跳转到主要内容

Reading Passage 1

You should spend about 20 minutes on Questions 1-13, which are based on Reading Passage One.

THE DAMS THAT CHANGED AUSTRALIA

SECTION ONE

Inland Australia has had a problem with drought from the time of white settlement in 1788 until today, and this is why the Snowy Mountains Scheme was conceived and founded. Before the Snowy Scheme a large proportion of the snowfields on Australia's highest mountains (the Snowy Mountains) melted into the Snowy River every year. Hence, Snowy River water flowed, ultimately, into the sea, not toward the dry interior of the country, where people needed it so desperately. This was first recognised by the Polish geologist and explorer Strezlecki in 1840, who commented that there could be no development of the inland without adequate water supply. The rivers would have to be diverted if irrigation were to succeed.

Before Federation in 1901, Australia consisted of a group of colonies, all anxious to protect their own interests. After Federation the states retained rights to the water, and thus to what might happen to the rivers. Arguments between New South Wales, Victoria and South Australia led to a deadlocked Premiers' Conference in 1947. Despite this serious dispute, the Federal Parliament passed the Snowy Mountains Hydro-electric Power Act just two years later, on July 7. The project was officially commenced on October 17 that year, barely three months after the act had been passed.

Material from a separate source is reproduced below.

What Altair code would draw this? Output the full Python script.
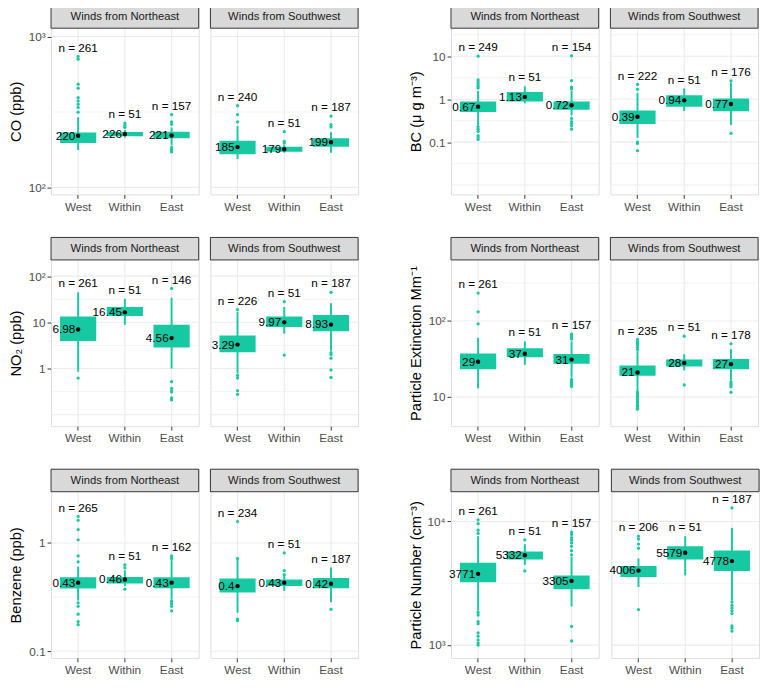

The scheme set out to harness water for electricity and to divert it back to the dry inland areas for irrigation. To do this, thousands of kilometres of tunnels had to be drilled through the mountains, and sixteen major dams and seven hydro-electric power stations built over a period of nineteen years. The first of these was Guthega Power Station, which was commissioned in 1954. and the last one to be finished was Tumut III.

SECTION TWO

The Snowy Mountains Scheme was to alter the face of Australia forever. One important change was the recruitment of people from outside Australia to work on the scheme. In 1949, while the world was still recovering from the effects of World War II (1939 to 1945), the Australian government needed immense numbers of people to work on the Snowy. It sought labour from overseas, and 60,000 of the 100,000 people who worked on the scheme came from outside the country.

They came from thirty different countries: from Italy, Yugoslavia, and Germany, from sophisticated cities like Budapest, Paris and Vienna, and from tiny hamlets. These European workers left countries which had fought against each other during the war, and which had vastly different cultures, and they found themselves in a country which was still defining itself. They were adventurous young men, some highly skilled, some not, and they came to a place which offered both enormous challenges and primitive conditions. Many were housed in tents in the early days of the scheme, although some fortunate men were placed in barracks. The food was basic, female company extremely scarce and entertainment lacking.

SECTION THREE

Many new arrivals spoke only limited English, and were offered English classes after work. The men needed primarily to understand safety instructions, and safety lectures were conducted in English and other languages. In fact, a great deal of communication underground was by sign language, especially when the conditions were noisy. The signs were peculiar to the business at hand: for instance, a thumb placed near the mouth meant water, but did not indicate whether the water was needed on the drill the man was using, or for a drink.

The constant reference to the men who worked on the Snowy is appropriate because few women worked on the scheme, and those who were employed usually held office jobs. Women, however, were active in the community, and the members of the Country Women’s Association gave English lessons. Other English instruction was provided by the Australian Broadcasting Commission, which ran daily broadcasts to help the newcomers with the language.

SECTION FOUR

These circumstances could have caused great social trouble, but there were relatively few serious problems. The men worked long and hard, and many saved their money with a view to settling in Australia or returning home. At a reunion in 1999 many were happy to remember the hardships of those days, but it was all seen through a glow of achieve-ment. This satisfaction was felt not only by the men who worked directly on the project, but by the women, many of whom had been wives and mothers during the scheme, and indicated that they had felt very much part of it.

The children of these couples went to school in Happy Jack, a town notable for having the highest school in Australia, and the highest birth rate. In one memorable year there were thirty babies born to the eighty families in Happy Jack. Older children went to school in Cooma, the nearest major town.

SECTION FIVE

The scheme is very unlikely to be repeated. The expense of putting the power stations underground would now be prohibitive, and our current information about ecology would require a different approach to the treatment of the rivers. Other hydro-electric schemes like the Tennessee Valley Authority preceded the Snowy Mountains Scheme, and others have followed. The Snowy Mountains Scheme is the only hydro-electric scheme in the world to be totally financed from the sale of its electricity.

As well as being a great engineering feat, the scheme is a monument to people from around the world who dared to change their lives. Some are living and working in Australia, many have retired there, some have returned to their countries of origin. Every one of them contributed to altering Australian society forever.